Dans ce très court arrêt, les juges fédéraux refusent de restituer un délai de recours à une ressortissante d’un Etat membre de l’ALCP. Cette décision se base sur le fait que l’intéressée a omis de signaler à l’autorité inférieure son changement de domicile survenu en cours de procédure. Or, se sachant partie à une procédure judiciaire, elle aurait dû indiquer à l’autorité concernée ce changement d’adresse. Ne l’ayant fait, elle est considérée comme fautive et réputée avoir eu connaissance de la notification à l’échéance du délai de garde du pli recommandé. Le délai ne lui est donc pas restitué et le recours adressé tardivement est irrecevable.
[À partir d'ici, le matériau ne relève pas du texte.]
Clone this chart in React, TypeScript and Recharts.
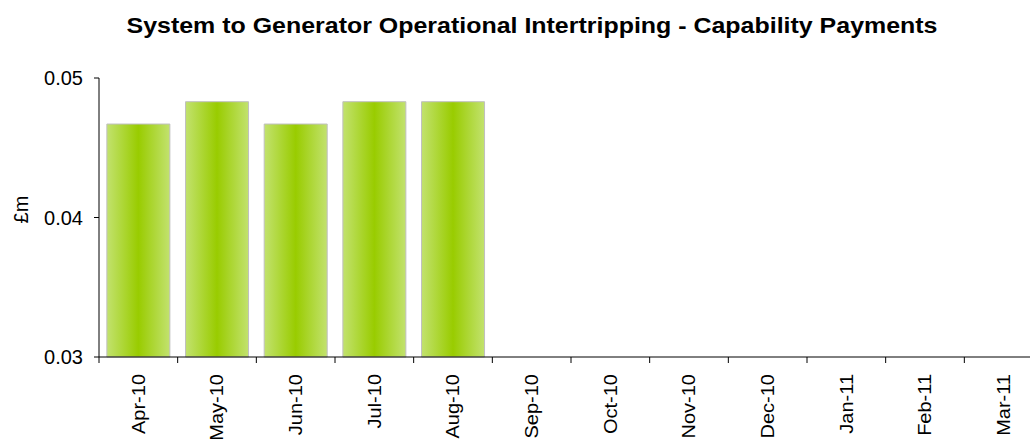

Art. 63 al. 1 LAsi ; 1 C ch. 1-6 CR

Cet arrêt s’intéresse au cas d’un Somalien qui, suite à son mariage avec une Somalienne reconnue comme réfugiée avec asile en Suisse, reçoit l’asile et le statut de réfugié à titre dérivé. Après qu’il se soit fait contrôler à l’aéroport de Zurich avec un billet d’avion pour Mogadiscio, le SEM lui accorde le droit d’être entendu puis lui retire l’asile et la qualité de réfugié pour s’être à nouveau placé sous la protection de son pays d’origine (art. 63 al. 1 let. b LAsi en lien avec l’art. 1 C ch. 1 CR). La question est de savoir si les personnes ayant reçu la qualité de réfugié et l’asile à titre dérivé doivent être traitées différemment que les réfugiés à titre originaire. Pour le TAF, l’art. 1 C CR ne fait pas de différence donc les trois conditions posées par la jurisprudence pour l’application de l’art. 1 C ch. 1 CR doivent être remplies. A savoir : 1) être entré en contact volontairement avec les autorités du pays d’origine ; 2) avoir eu pour but de demander la protection de ce pays ; 3) avoir effectivement reçu cette protection. Dans l’examen de la troisième condition, le fait que la personne n’ait reçu le statut de réfugié et l’asile qu’à titre dérivé et donc l’absence de persécution personnelle peut être pris en compte. En l’occurrence, le TAF estime qu’il est rentré volontairement dans son pays d’origine et qu’il est par conséquent considéré comme ayant cherché la protection de ce pays. Il n’existe de plus aucun indice que les autorités somaliennes lui aient refusé cette protection.